The latest in a seemingly ceaseless onslaught of such songs is Meghan Trainor’s "All About That Bass", which has just reached number one in the UK. It has been packaged as a feel-good ode to body-positivity, with lyrics like "Yeah, it's pretty clear, I ain't no size two, but I can shake it," and "I got that boom boom that all the boys chase, and all the right junk in all the right places". However, it’s the line "I'm bringing booty back, go ahead and tell them skinny bitches that" that has raised a few eyebrows.
It seems that a song about body confidence can’t be made without sneering at those who adhere to the standards of beauty set by the showbiz world. As curves make their way to the forefront of popular culture, Nicki Minaj and others like her are capitalising from this shift in standards. But rather than admit her cause is simply cash, Minaj has claimed her intention is to liberate those with bigger bottoms, saying that she “wanted to reinstate something... Because of the shift in pop culture, even hip-hop men are really glorifying the less curvy body."
My own baby fat fell from my form in my early teens, leaving behind a bean pole I wasn’t best pleased with, and with it, the realisation that total strangers saw it fit to repeatedly comment on my tiny frame. When tubby acquaintances poked my ribcage and insisted I should eat more, I often wondered if I could respond with a biting quip about them eating less.
But even then I knew that form of privilege came with my smaller frame, at least in society's eyes. It struck me that complaining about my size would come across as self-pitying and irrelevant, just like reverse racism and misandry often do. Or an upper-class person whining about posh-bashing.

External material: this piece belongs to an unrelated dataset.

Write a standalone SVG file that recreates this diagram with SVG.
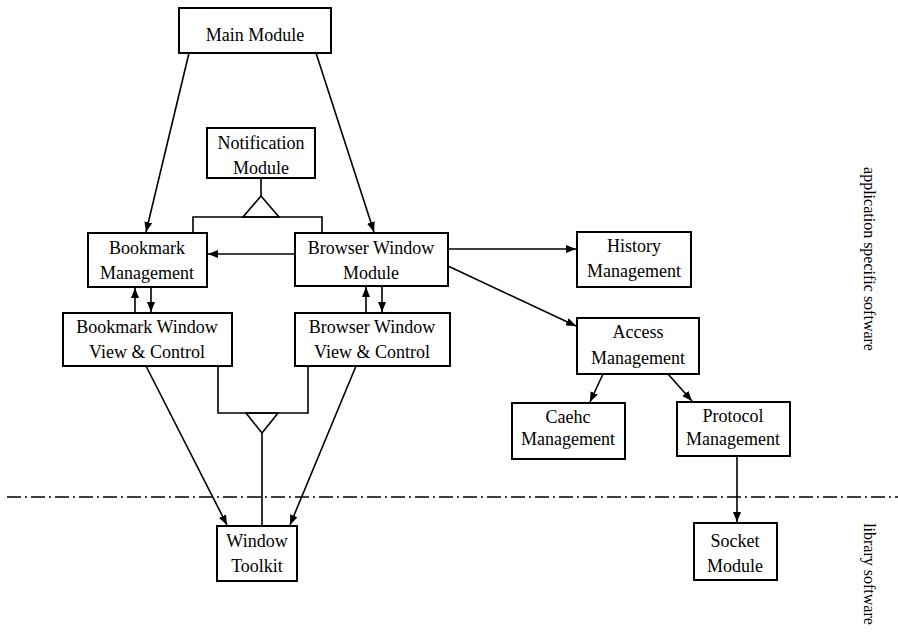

But while the effects of "skinny shaming" pale to those of "fat shaming", they still work within a troubling binary. In order for something to be "good", the opposite must be "bad". It leaves us fighting in a competition that none of us are ever able to win.

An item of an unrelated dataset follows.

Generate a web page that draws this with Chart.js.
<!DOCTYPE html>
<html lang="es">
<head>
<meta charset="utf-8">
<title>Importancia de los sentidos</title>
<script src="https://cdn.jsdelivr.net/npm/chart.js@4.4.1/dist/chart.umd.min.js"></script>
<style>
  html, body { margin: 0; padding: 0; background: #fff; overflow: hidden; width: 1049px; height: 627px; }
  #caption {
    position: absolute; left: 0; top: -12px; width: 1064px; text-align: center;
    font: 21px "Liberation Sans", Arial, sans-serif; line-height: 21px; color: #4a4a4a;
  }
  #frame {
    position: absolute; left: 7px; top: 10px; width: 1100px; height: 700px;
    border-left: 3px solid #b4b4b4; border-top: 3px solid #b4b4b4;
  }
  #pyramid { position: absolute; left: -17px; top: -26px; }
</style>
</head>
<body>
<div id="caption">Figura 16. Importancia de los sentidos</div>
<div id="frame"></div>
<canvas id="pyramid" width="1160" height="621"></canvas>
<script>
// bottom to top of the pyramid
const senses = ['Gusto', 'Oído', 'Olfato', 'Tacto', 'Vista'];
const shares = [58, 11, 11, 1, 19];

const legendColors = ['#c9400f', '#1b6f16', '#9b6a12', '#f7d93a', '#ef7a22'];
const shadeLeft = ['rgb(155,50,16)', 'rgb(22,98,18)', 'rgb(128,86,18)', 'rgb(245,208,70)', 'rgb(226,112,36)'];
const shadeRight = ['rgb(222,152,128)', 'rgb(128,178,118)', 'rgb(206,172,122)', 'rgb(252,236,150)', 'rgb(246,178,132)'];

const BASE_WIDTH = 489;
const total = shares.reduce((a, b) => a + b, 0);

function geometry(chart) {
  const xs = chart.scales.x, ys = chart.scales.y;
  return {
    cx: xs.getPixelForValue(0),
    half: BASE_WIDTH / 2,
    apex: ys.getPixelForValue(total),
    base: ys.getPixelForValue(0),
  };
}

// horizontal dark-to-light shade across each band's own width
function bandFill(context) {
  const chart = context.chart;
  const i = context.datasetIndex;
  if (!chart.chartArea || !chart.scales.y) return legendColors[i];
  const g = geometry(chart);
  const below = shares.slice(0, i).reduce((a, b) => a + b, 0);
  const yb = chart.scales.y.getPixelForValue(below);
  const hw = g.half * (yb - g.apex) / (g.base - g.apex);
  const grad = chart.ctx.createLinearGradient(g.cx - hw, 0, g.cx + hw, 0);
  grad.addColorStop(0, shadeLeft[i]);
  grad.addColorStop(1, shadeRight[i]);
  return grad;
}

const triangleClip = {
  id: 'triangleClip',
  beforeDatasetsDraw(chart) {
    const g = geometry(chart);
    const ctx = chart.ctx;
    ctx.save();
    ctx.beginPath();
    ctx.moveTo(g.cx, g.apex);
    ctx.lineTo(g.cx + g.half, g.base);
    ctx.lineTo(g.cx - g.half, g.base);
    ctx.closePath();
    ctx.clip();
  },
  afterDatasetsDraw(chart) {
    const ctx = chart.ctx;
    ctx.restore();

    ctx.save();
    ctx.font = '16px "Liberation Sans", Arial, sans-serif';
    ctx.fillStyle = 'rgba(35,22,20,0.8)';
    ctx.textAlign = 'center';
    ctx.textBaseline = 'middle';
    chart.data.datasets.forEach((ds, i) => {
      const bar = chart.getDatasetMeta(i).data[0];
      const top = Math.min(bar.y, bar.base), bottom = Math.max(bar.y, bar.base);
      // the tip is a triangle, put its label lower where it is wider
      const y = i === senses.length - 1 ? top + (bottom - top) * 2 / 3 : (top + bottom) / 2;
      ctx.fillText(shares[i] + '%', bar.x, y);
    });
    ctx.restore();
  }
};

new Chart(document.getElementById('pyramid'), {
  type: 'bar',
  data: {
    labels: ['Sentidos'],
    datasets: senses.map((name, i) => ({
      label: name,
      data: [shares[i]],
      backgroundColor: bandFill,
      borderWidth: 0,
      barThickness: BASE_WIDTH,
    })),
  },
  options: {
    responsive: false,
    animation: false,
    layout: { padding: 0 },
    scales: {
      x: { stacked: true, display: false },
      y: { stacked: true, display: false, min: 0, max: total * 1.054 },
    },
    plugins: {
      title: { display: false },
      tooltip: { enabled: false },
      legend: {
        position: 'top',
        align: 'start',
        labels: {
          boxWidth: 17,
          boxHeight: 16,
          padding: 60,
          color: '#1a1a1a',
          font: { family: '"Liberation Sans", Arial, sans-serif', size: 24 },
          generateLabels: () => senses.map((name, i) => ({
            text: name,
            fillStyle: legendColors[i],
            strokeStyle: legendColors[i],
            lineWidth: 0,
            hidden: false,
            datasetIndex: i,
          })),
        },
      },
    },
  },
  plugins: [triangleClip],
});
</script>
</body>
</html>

Insults like "real men love curves" and "bones are for dogs" not only reinforce the idea that the only good thing about being fat is that men might like it, but it also denigrates one group in order to uplift another.
Skinny girls aren’t the enemy. The real enemies are the parts of the media that have circled cellulite for years; the catwalk shows that sideline models who aren't under size eight; the video producers who continue to pack scenes with cellulite free, skinny girls (albeit ones with slightly larger bums now).
Replacing one ideal with another isn't body positivity at all. True freedom will only come once we start to genuinely celebrate women of all shapes and sizes, without resorting to playground style taunts of "if you don't look like this, then men won't fancy you."